Angular momentum, in some circumstances, is conserved. It doesn’t change with time, even if the body is changing in lots of other ways. The classic example is the twirling figure skater who pulls in her arms, effectively reducing her r, which means her d-theta/dt must increase, to compensate. That’s why she twirls faster. Angular momentum is conserved whenever there’s no net torque; no force in the theta direction. This is certainly true for the planets; the only force is gravity, which is in the radial direction, toward the Sun.
So, as a planet goes around, even though r and v are always changing, r–squared d-theta/dt is a constant, and therefore, d-theta/dt varies as one over r-squared. That’s Kepler’s second law! So, we now see that Kepler’s second law is a consequence of the conservation of angular momentum. Just as the ice skater twirls faster when she pulls in her arms, the planets twirl faster when they approach the Sun.
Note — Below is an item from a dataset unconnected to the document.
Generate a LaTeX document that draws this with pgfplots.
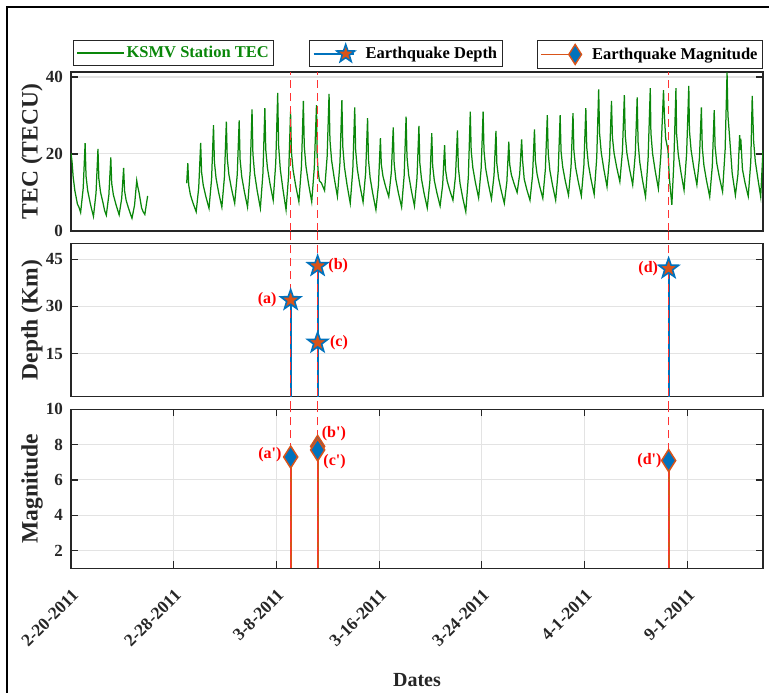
\documentclass[border=0pt]{standalone}
\usepackage{fontspec}
\setmainfont{Liberation Serif}
\newfontfamily\lblfont{Liberation Serif}
\usepackage{pgfplots}
\pgfplotsset{compat=1.18}
\usetikzlibrary{plotmarks}

\definecolor{mblue}{RGB}{0,114,189}
\definecolor{morange}{RGB}{217,83,25}
\definecolor{tecgreen}{RGB}{10,135,10}
\definecolor{axgray}{RGB}{38,38,38}
\definecolor{dashred}{RGB}{255,50,50}

\pgfdeclareplotmark{pent}{%
  \pgfpathmoveto{\pgfpointpolar{90}{\pgfplotmarksize}}%
  \pgfpathlineto{\pgfpointpolar{126}{0.40\pgfplotmarksize}}%
  \pgfpathlineto{\pgfpointpolar{162}{\pgfplotmarksize}}%
  \pgfpathlineto{\pgfpointpolar{198}{0.40\pgfplotmarksize}}%
  \pgfpathlineto{\pgfpointpolar{234}{\pgfplotmarksize}}%
  \pgfpathlineto{\pgfpointpolar{270}{0.40\pgfplotmarksize}}%
  \pgfpathlineto{\pgfpointpolar{306}{\pgfplotmarksize}}%
  \pgfpathlineto{\pgfpointpolar{342}{0.40\pgfplotmarksize}}%
  \pgfpathlineto{\pgfpointpolar{18}{\pgfplotmarksize}}%
  \pgfpathlineto{\pgfpointpolar{54}{0.40\pgfplotmarksize}}%
  \pgfpathclose
  \pgfusepathqfillstroke
}

\tikzset{
  lbl/.style={text=red, font=\lblfont\fontsize{16}{16}\selectfont\bfseries, inner sep=0pt},
  evdash/.style={dashred, line width=1.4pt, dash pattern=on 8pt off 5pt},
}

\pgfplotsset{
  panel/.style={
    scale only axis, width=692pt, xmin=0, xmax=53.9,
    /pgf/number format/assume math mode=true,
    axis line style={draw=axgray, line width=1.1pt},
    tick style={draw=axgray, line width=1.1pt},
    major tick length=7pt,
    ymajorgrids,
    grid style={draw=gray!22, line width=1pt},
    ytick pos=both, yticklabel pos=left,
    yticklabel style={font=\fontsize{17}{17}\selectfont\bfseries, text=axgray, inner sep=0pt, xshift=-8pt},
    ylabel style={font=\fontsize{23.5}{23.5}\selectfont\bfseries, text=axgray, at={(axis description cs:-0.0564,0.5)}, anchor=center},
    legend style={font=\fontsize{16.5}{16.5}\selectfont\bfseries, draw=axgray, line width=0.9pt, fill=white, inner xsep=3pt, inner ysep=4pt},
    legend cell align=left,
  },
}

\begin{document}
\begin{tikzpicture}[x=1pt,y=1pt]

\draw[line width=2pt, black] (7,-10) -- (7,686) -- (790,686);

% ---------------- TEC panel ----------------
\begin{axis}[panel, at={(71pt,462pt)}, anchor=south west, height=159pt,
  ymin=0, ymax=41.3, ytick={0,20,40}, xtick=\empty,
  ylabel={TEC (TECU)},
  legend style={at={(axis description cs:0.0029,1.2013)}, anchor=north west, text=tecgreen},
  legend image code/.code={\draw[#1] (0pt,0pt) -- (47pt,0pt);},
]
\addlegendimage{tecgreen, line width=1.2pt}
\addlegendentry{KSMV Station TEC}
\addplot[tecgreen, line width=1.25pt] table {
x y
0.00 20.2
0.08 18.0
0.17 14.0
0.30 10.5
0.50 7.0
0.62 6.2
0.75 4.8
0.95 11.1
1.10 22.8
1.17 14.3
1.30 10.5
1.50 7.2
1.62 5.5
1.75 3.8
1.95 9.9
2.10 21.3
2.17 13.6
2.30 10.1
2.50 7.2
2.62 5.3
2.75 4.1
2.95 9.4
3.10 19.1
3.17 12.4
3.30 9.4
3.50 6.9
3.62 5.6
3.75 4.2
3.95 8.5
4.10 16.4
4.17 10.5
4.30 7.9
4.50 5.7
4.62 4.5
4.75 3.3
4.95 6.7
5.12 13.1
5.20 11.5
5.30 10.0
5.50 6.0
5.62 5.0
5.75 4.3
5.97 9.1
};
\addplot[tecgreen, line width=1.25pt] table {
x y
9.01 12.4
9.10 17.6
9.17 11.9
9.30 9.4
9.50 7.3
9.75 5.0
9.95 11.3
10.10 22.9
10.17 15.3
10.30 11.9
10.50 9.0
10.75 5.9
10.95 13.5
11.10 27.5
11.17 17.9
11.30 13.7
11.50 10.0
11.75 6.2
11.95 14.0
12.10 28.4
12.17 18.9
12.30 14.6
12.50 11.0
12.75 7.2
12.95 14.7
13.10 28.7
13.17 18.6
13.30 14.1
13.50 10.3
13.75 6.2
13.95 15.1
14.10 31.6
14.17 20.0
14.30 14.9
14.50 10.5
14.75 5.9
14.95 15.0
15.10 31.9
15.17 21.1
15.30 16.4
15.50 12.3
15.75 8.0
15.95 17.8
16.10 35.9
16.17 22.2
16.30 16.1
16.50 11.0
16.75 5.5
16.95 14.4
17.10 31.0
17.17 20.5
17.30 15.8
17.50 11.8
17.75 7.6
17.95 16.8
18.10 33.8
18.17 22.0
18.30 16.8
18.50 12.3
18.75 7.6
18.95 16.4
19.12 32.7
19.17 20.0
19.25 15.5
19.35 13.0
19.50 12.5
19.75 10.5
19.95 19.3
20.10 35.6
20.17 23.6
20.30 18.3
20.50 13.8
20.75 9.0
20.95 17.8
21.10 34.0
21.17 21.9
21.30 16.6
21.50 12.0
21.75 7.2
21.95 15.9
22.10 32.1
22.17 21.0
22.30 16.1
22.50 11.9
22.75 7.5
22.95 15.1
23.10 29.3
23.17 18.6
23.30 13.8
23.50 9.8
23.75 5.5
23.95 12.0
24.10 24.1
24.17 17.3
24.30 14.2
24.50 11.6
24.75 8.9
24.95 15.2
25.10 26.9
25.17 17.6
25.30 13.4
25.50 9.9
25.75 6.2
25.95 14.4
26.10 29.7
26.17 19.3
26.30 14.6
26.50 10.7
26.75 6.5
26.95 13.8
27.10 27.3
27.17 17.7
27.30 13.5
27.50 9.8
27.75 6.0
27.95 12.8
28.10 25.4
28.17 16.9
28.30 13.1
28.50 9.9
28.75 6.5
28.95 12.0
29.10 22.3
29.17 15.9
29.30 13.0
29.50 10.6
29.75 8.0
29.95 14.3
30.10 26.1
30.17 16.6
30.30 12.4
30.50 8.8
30.75 5.0
30.95 14.1
31.10 31.0
31.17 20.9
31.30 16.4
31.50 12.6
31.75 8.6
31.95 16.4
32.10 31.0
32.17 20.8
32.30 16.2
32.50 12.4
32.75 8.3
32.95 14.5
33.10 26.0
33.17 17.5
33.30 13.8
33.50 10.6
33.75 7.2
33.95 12.8
34.10 23.2
34.17 17.3
34.30 14.6
34.50 12.4
34.75 10.0
34.95 14.8
35.10 23.8
35.17 18.5
35.30 13.5
35.50 10.8
35.75 8.0
35.95 14.4
36.10 26.4
36.17 18.3
36.30 14.8
36.50 11.7
36.75 8.5
36.95 16.1
37.10 30.1
37.17 20.2
37.30 15.7
37.50 12.0
37.75 8.0
37.95 15.7
38.10 30.1
38.17 20.7
38.30 16.6
38.50 13.0
38.75 9.3
38.95 16.8
39.10 30.6
39.17 20.9
39.30 16.6
39.50 13.0
39.75 9.1
39.95 17.1
40.10 31.9
40.17 21.8
40.30 17.3
40.50 13.5
40.75 9.5
40.95 19.1
41.10 36.8
41.17 25.4
41.30 20.4
41.50 16.1
41.75 11.5
41.95 19.3
42.10 33.8
42.17 24.4
42.30 20.2
42.50 16.6
42.75 12.8
42.95 20.7
43.10 35.3
43.17 24.8
43.30 20.2
43.50 16.2
43.75 12.0
43.95 19.9
44.10 34.7
44.17 23.1
44.30 17.9
44.50 13.5
44.75 8.9
44.95 18.8
45.12 37.1
45.17 25.4
45.30 20.1
45.50 15.7
45.75 11.0
45.95 20.0
46.15 36.6
46.22 30.0
46.32 24.0
46.50 21.0
46.60 14.0
46.80 6.8
46.95 17.4
47.12 37.1
47.17 25.2
47.30 19.9
47.50 15.4
47.75 10.6
47.95 20.1
48.12 37.7
48.17 26.1
48.30 21.0
48.50 16.6
48.75 12.0
48.95 19.0
49.10 32.1
49.17 21.7
49.30 17.0
49.50 13.1
49.75 8.9
49.95 16.8
50.10 31.4
50.17 21.9
50.30 17.6
50.50 14.0
50.75 10.2
50.95 21.1
51.10 41.2
51.17 30.0
51.25 26.5
51.35 22.0
51.50 15.0
51.75 9.3
51.95 14.8
52.08 24.9
52.12 21.0
52.17 24.0
52.30 16.0
52.50 12.5
52.75 9.0
52.95 18.1
53.06 35.1
53.17 23.3
53.30 18.1
53.50 13.6
53.72 8.9
53.90 21.0
};
\addplot[evdash] coordinates {(17.11,0) (17.11,41.3)};
\addplot[evdash] coordinates {(19.21,0) (19.21,41.3)};
\addplot[evdash] coordinates {(46.55,0) (46.55,41.3)};
\end{axis}

% ---------------- Depth panel ----------------
\begin{axis}[panel, at={(71pt,296.3pt)}, anchor=south west, height=153.4pt,
  ymin=1.4, ymax=50, ytick={15,30,45}, xtick=\empty, clip=false,
  ylabel={Depth (Km)},
  legend style={at={(axis description cs:0.4841,2.3253)}, anchor=north},
  legend image code/.code={\draw[mark repeat=3, mark phase=2, #1] plot coordinates {(0pt,0pt) (32pt,0pt) (40pt,0pt)}; \path (49pt,0pt);},
]
\addlegendimage{mblue, line width=1.8pt, mark=pent, mark size=9.5pt, mark options={draw=mblue, fill=morange, line width=1.5pt}}
\addlegendentry{Earthquake Depth}
\addplot[mblue, line width=2pt] coordinates {(17.11,1.4) (17.11,32)};
\addplot[mblue, line width=2pt] coordinates {(19.21,1.4) (19.21,42.8)};
\addplot[mblue, line width=2pt] coordinates {(46.55,1.4) (46.55,42)};
\addplot[evdash] coordinates {(17.11,-2.6) (17.11,53.9)};
\addplot[evdash] coordinates {(19.21,-2.6) (19.21,53.9)};
\addplot[evdash] coordinates {(46.55,-2.6) (46.55,53.9)};
\addplot[only marks, mark=pent, mark size=10.5pt, mark options={draw=mblue, fill=morange, line width=1.6pt}] coordinates {(17.11,32) (19.21,42.8) (19.21,18.5) (46.55,42)};
\node[lbl, anchor=east, xshift=-14pt] at (axis cs:17.11,32) {(a)};
\node[lbl, anchor=west, xshift=10.6pt] at (axis cs:19.21,42.8) {(b)};
\node[lbl, anchor=west, xshift=12.3pt] at (axis cs:19.21,18.5) {(c)};
\node[lbl, anchor=east, xshift=-10.4pt] at (axis cs:46.55,42) {(d)};
\end{axis}

% ---------------- Magnitude panel ----------------
\begin{axis}[panel, at={(71pt,124.7pt)}, anchor=south west, height=159pt,
  ymin=1, ymax=10, ytick={2,4,6,8,10},
  xtick={0,8,16,24,32,40,48},
  xticklabels={2-20-2011,2-28-2011,3-8-2011,3-16-2011,3-24-2011,4-1-2011,9-1-2011},
  xmajorgrids, xtick pos=both, xticklabel pos=lower,
  xticklabel style={font=\fontsize{17.5}{17.5}\selectfont\bfseries, text=axgray, rotate=45, anchor=north east, inner sep=0pt},
  xticklabel shift=20pt,
  xlabel={Dates},
  xlabel style={font=\fontsize{20}{20}\selectfont\bfseries, text=axgray, at={(axis description cs:0.5,-0.7025)}, anchor=center},
  ylabel={Magnitude},
  legend style={at={(axis description cs:1,3.3226)}, anchor=north east},
  legend image code/.code={\draw[mark repeat=3, mark phase=2, #1] plot coordinates {(0pt,0pt) (34pt,0pt) (34pt,0pt)}; \path (48pt,0pt);},
]
\addlegendimage{morange, line width=1.8pt, mark=diamond*, mark size=10pt, mark options={draw=morange, fill=mblue, line width=1.4pt, xscale=0.85}}
\addlegendentry{Earthquake Magnitude}
\addplot[morange, line width=2pt] coordinates {(17.11,1) (17.11,7.3)};
\addplot[morange, line width=2pt] coordinates {(19.21,1) (19.21,7.9)};
\addplot[morange, line width=2pt] coordinates {(46.55,1) (46.55,7.1)};
\addplot[evdash] coordinates {(17.11,1) (17.11,10)};
\addplot[evdash] coordinates {(19.21,1) (19.21,10)};
\addplot[evdash] coordinates {(46.55,1) (46.55,10)};
\addplot[only marks, mark=diamond*, mark size=11pt, mark options={draw=morange, fill=mblue, line width=1.5pt, xscale=0.85}] coordinates {(17.11,7.3) (19.21,7.9) (19.21,7.7) (46.55,7.1)};
\node[lbl, anchor=east, xshift=-9pt, yshift=2pt] at (axis cs:17.11,7.3) {(a')};
\node[lbl, anchor=west, xshift=4pt, yshift=13pt] at (axis cs:19.21,7.9) {(b')};
\node[lbl, anchor=west, xshift=5.6pt, yshift=-12pt] at (axis cs:19.21,7.7) {(c')};
\node[lbl, anchor=east, xshift=-7pt] at (axis cs:46.55,7.1) {(d')};
\end{axis}

\pgfresetboundingbox
\useasboundingbox (0,0) rectangle (769,693);
\end{tikzpicture}
\end{document}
This is an important result, with implications beyond planetary motion. It helps explain why material speeds up as it spirals into a black hole, why a star spins faster when it contracts in size, and why a young star is surrounded by a spinning disk of material, within which the planets are formed.
Explaining Kepler’s Third Law
Why is the orbital period proportional to the 3-halves power of the semimajor axis? We’ll prove it for a circular orbit, where we can see the physics very clearly.
Imagine a planet moving in a circle of radius a, with some constant speed v. Over a full orbital period, P, the planet travels all the way around the circle. Therefore, v must equal the circumference of the circle, 2pi a divided by P. Or equivalently, P equals 2pi a over v. So, we already see one reason why P increases with a: the circumference of the circle gets bigger. There’s a longer way to go. In addition, when a is larger, v is lower; the planet moves more slowly because the gravitational attraction is weaker. This increases P even more, so that at the end of the day P goes like a to the 3/2.
In a time dt, the planet advances by a small angle d-theta, which corresponds to an arc length of a d-theta. So, v equals a d-theta/dt. During that same time interval, the velocity vector rotates by the same angle d-theta. The change in the velocity vector is v times d-theta. And so, the magnitude of the acceleration, the rate of change of velocity, must be v d-theta/dt. We can combine the equations, by solving the first one for d-theta/dt, and then inserting the answer, v over a, into the second equation. This gives an acceleration of v-squared over a.
Rewriting Kepler’s Third Law
We have just proven something you might have already known: to keep a body moving at speed v in a circle of radius a, you need to supply an inward acceleration, a centripetal acceleration, of v-squared over a. In the case of a planet, that acceleration is provided by the Sun’s gravitational force, G time big-M over a-squared. We set that equal to v-squared over a, and solve for v, finding v equals the square root of GM over a. Which we can then insert into our earlier expression for the period and, presto, we see that P is proportional to a to the 3/2 power. We also see that the proportionality constant is 2pi over the square root of GM. It goes down with the mass of the attracting body.
Let’s rewrite Kepler’s third law in a more convenient form, a so-called scaling relation. We know that when M equals one solar mass, and a equals 1 AU, the period will come out to be a year; that’s the situation for the Earth. And we also know that P is proportional to M to the minus-1/2 power, and a to the 3/2 power. So, we can rewrite Kepler’s third law as P equals one year times M over M-dot to the minus 1/2 times a over 1 AU to the 3/2 power.
Newton’s law of motion is that the force acting on a body equals the mass of that body times its acceleration.
Momentum is mass times velocity, p equals mv.
Angular momentum is conserved whenever there’s no net torque. Kepler’s second law is a consequence of the conservation of angular momentum.